De deskundige dient eventuele nadere informatie die hij nodig heeft en die geen deel uitmaakt van de processtukken, bij de advocaten op te vragen. De advocaat die informatie verschaft dient een afschrift daarvan toe te zenden aan de advocaat van de wederpartij. De deskundige wordt verzocht de verkregen informatie als bijlage bij het deskundigenbericht te voegen.
25.3.6.
Aanvullend voorschot
Het aanvullend voorschot van € 2.000,-- inclusief btw dient door Amlin te worden voldaan.
25.3.7.
Iedere verdere beslissing wordt aangehouden.

26.De uitspraak

Het hof:
bepaalt dat door de bij arrest van 13 december 2016 benoemde deskundige drs.
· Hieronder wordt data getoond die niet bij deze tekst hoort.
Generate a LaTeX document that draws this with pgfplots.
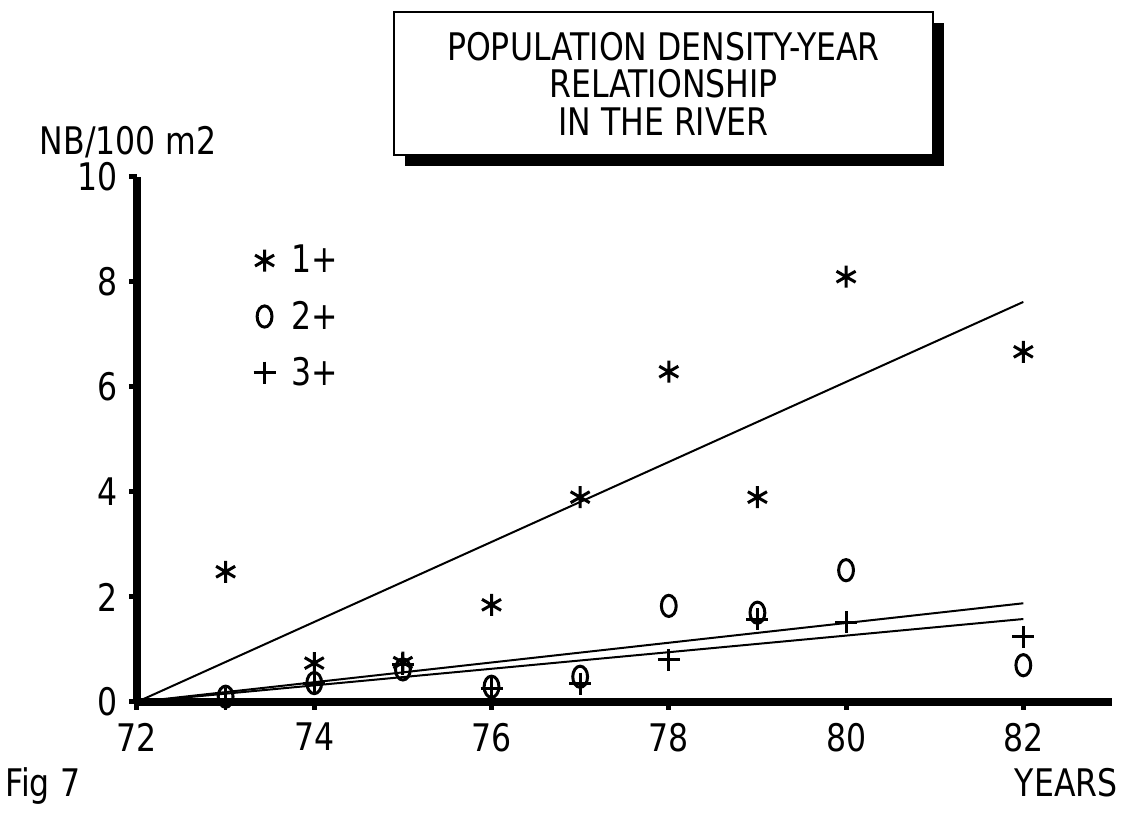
\documentclass[border=0pt]{standalone}
\usepackage{fontspec}
\setmainfont[FakeStretch=0.83]{DejaVu Sans}
\usepackage{pgfplots}
\pgfplotsset{compat=1.18}
\usetikzlibrary{shadows}
\begin{document}
\begin{tikzpicture}
\begin{axis}[
  scale only axis, width=487.5pt, height=262.5pt,
  xmin=72, xmax=83, ymin=0, ymax=10,
  axis x line*=bottom, axis y line*=left,
  axis line style={line width=4pt, -},
  xtick={72,74,...,82}, ytick={0,2,...,10},
  tick align=outside, major tick length=4pt,
  tick style={line width=2.5pt, black},
  every tick label/.append style={font=\fontsize{19}{22}\selectfont},
  xticklabel style={yshift=-3pt},
  yticklabel style={xshift=-2pt},
  /pgf/number format/assume math mode=true,
  clip=false,
  legend style={at={(0.113,0.886)}, anchor=north west, draw=none, fill=none,
    font=\fontsize{19}{22}\selectfont, row sep=8.5pt, column sep=6pt},
  legend cell align=left,
]
\path (rel axis cs:-0.1405,-0.2133) rectangle (rel axis cs:1.0144,1.3371);
% regression lines
\addplot[black, line width=1pt, forget plot] coordinates {(72,0) (82,7.62)};
\addplot[black, line width=1pt, forget plot] coordinates {(72,0) (82,1.88)};
\addplot[black, line width=1pt, forget plot] coordinates {(72,0) (82,1.58)};
% data
\addplot[only marks, mark=asterisk, mark size=5.5pt, mark options={line width=1.5pt, black}]
  coordinates {(73,2.48) (74,0.74) (75,0.75) (76,1.85) (77,3.9) (78,6.29) (79,3.9) (80,8.1) (82,6.67)};
\addlegendentry{1+}
\addplot[only marks, mark=o, mark size=5.3pt, mark options={xscale=0.7, line width=1.5pt, black}]
  coordinates {(73,0.1) (74,0.36) (75,0.62) (76,0.29) (77,0.48) (78,1.83) (79,1.7) (80,2.51) (82,0.7)};
\addlegendentry{2+}
\addplot[only marks, mark=+, mark size=5.5pt, mark options={line width=1.5pt, black}]
  coordinates {(73,0.05) (74,0.35) (75,0.72) (76,0.25) (77,0.35) (78,0.8) (79,1.58) (80,1.52) (82,1.24)};
\addlegendentry{3+}
% texts
\node[draw, line width=1pt, fill=white,
  drop shadow={shadow xshift=5.5pt, shadow yshift=-5.5pt, fill=black, opacity=1},
  minimum width=269.5pt, minimum height=71.5pt, align=center,
  font=\fontsize{19}{18.8}\selectfont]
  at (rel axis cs:0.540,1.178) {POPULATION DENSITY-YEAR\\RELATIONSHIP\\IN THE RIVER};
\node[anchor=west, font=\fontsize{19}{22}\selectfont, inner sep=0pt] at (rel axis cs:-0.1, 1.066) {NB/100 m2};
\node[anchor=base west, font=\fontsize{19}{22}\selectfont, inner sep=0pt] at (rel axis cs:-0.1354, -0.181) {Fig 7};
\node[anchor=base east, font=\fontsize{19}{22}\selectfont, inner sep=0pt] at (rel axis cs:1.0062, -0.181) {YEARS};
\end{axis}
\end{tikzpicture}
\end{document}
M.J. van der Eijk een aanvullend deskundigenonderzoek (berekening van de wettelijke rente over de materiële en immateriële schade) wordt verricht op grond van de in r.o. 25.3.5. van dit arrest geformuleerde opdracht;
bepaalt dat de griffier van dit hof een afschrift van dit arrest aan de deskundige toezendt;
bepaalt dat partijen binnen één week na de datum van dit arrest (een afschrift van) de na het tussenarrest van 22 januari 2019 gewisselde processtukken aan de deskundige ter beschikking zullen stellen en alle door deze gewenste inlichtingen zullen verstrekken;
bepaalt dat de deskundige eerst met het onderzoek begint nadat daartoe van de griffier bericht is ontvangen;
bepaalt dat de deskundige bij het onderzoek –
en ten aanzien van het concept-rapport– partijen in de gelegenheid stelt opmerkingen te maken en verzoeken te doen, en dat uit het rapport van de deskundige moet blijken of aan dit voorschrift is voldaan, terwijl in het rapport tevens melding wordt gemaakt van de inhoud van zodanige opmerkingen en verzoeken;
bepaalt dat partijen binnen vier weken dienen te reageren op het concept-rapport van de deskundige nadat dit aan partijen is toegezonden en dat partijen bij de deskundige geen gelegenheid hebben op elkaars opmerkingen en verzoeken naar aanleiding van het concept-rapport te reageren;
verzoekt de deskundige een schriftelijk en met redenen omkleed rapport, met duidelijke berekeningen, in te leveren ter griffie van dit hof en tegelijkertijd een afschrift van het rapport aan de advocaten van partijen toe te zenden;
bepaalt de termijn waarbinnen het schriftelijke, ondertekende rapport ter griffie van dit hof (postbus 70583, 5201 CZ 's-Hertogenbosch) moet worden ingeleverd op
drie maandennadat door de griffier is bericht dat met het onderzoek kan worden begonnen;
bepaalt het voorschot op de kosten van de deskundige op het door de deskundige begrote bedrag van € 2.000,-- inclusief btw, tenzij (één van) partijen binnen veertien dagen na deze uitspraak
bij brief aan de griffier van dit hofmet afschrift aan de wederpartij (die binnen twee dagen hierop kan reageren bij brief aan de griffier van dit hof met afschrift aan de wederpartij)tegen de hoogte van het voorschot bezwaar heeft/hebben gemaakt, in welk geval het hof op het bezwaar/de bezwaren zal beslissen en de hoogte van het voorschot zal bepalen;
bepaalt dat Amlin laatstgenoemd bedrag zal voldoen na ontvangst van de nota met betaalinstructies die door het Landelijk Dienstencentrum voor de Rechtspraak zal worden verzonden;
verzoekt de deskundige, indien zijn kosten het voorschot te boven mochten gaan, het hof daarover tijdig in te lichten;
benoemt mr. C.E.L.M. Smeenk-van der Weijden tot raadsheer-commissaris, tot wie de deskundige zich, door tussenkomst van de griffier (het Bureau Deskundigen van dit hof) dient te wenden met (procedurele) vragen en verzoeken indien het onderzoek daartoe aanleiding geeft;
verwijst de zaak naar de rol van 17 december 2019 in afwachting van het deskundigenrapport;
verstaat dat de zaak na ontvangst van het deskundigenrapport naar de rol wordt verwezen voor memorie na deskundigenrapport aan de zijde van [geïntimeerde] ;
houdt iedere verdere beslissing aan.
Dit arrest is gewezen door mrs. C.E.L.M. Smeenk-van der Weijden, H.AE. Uniken Venema en J.M. Brandenburg en in het openbaar uitgesproken door de rolraadsheer op 24 september 2019.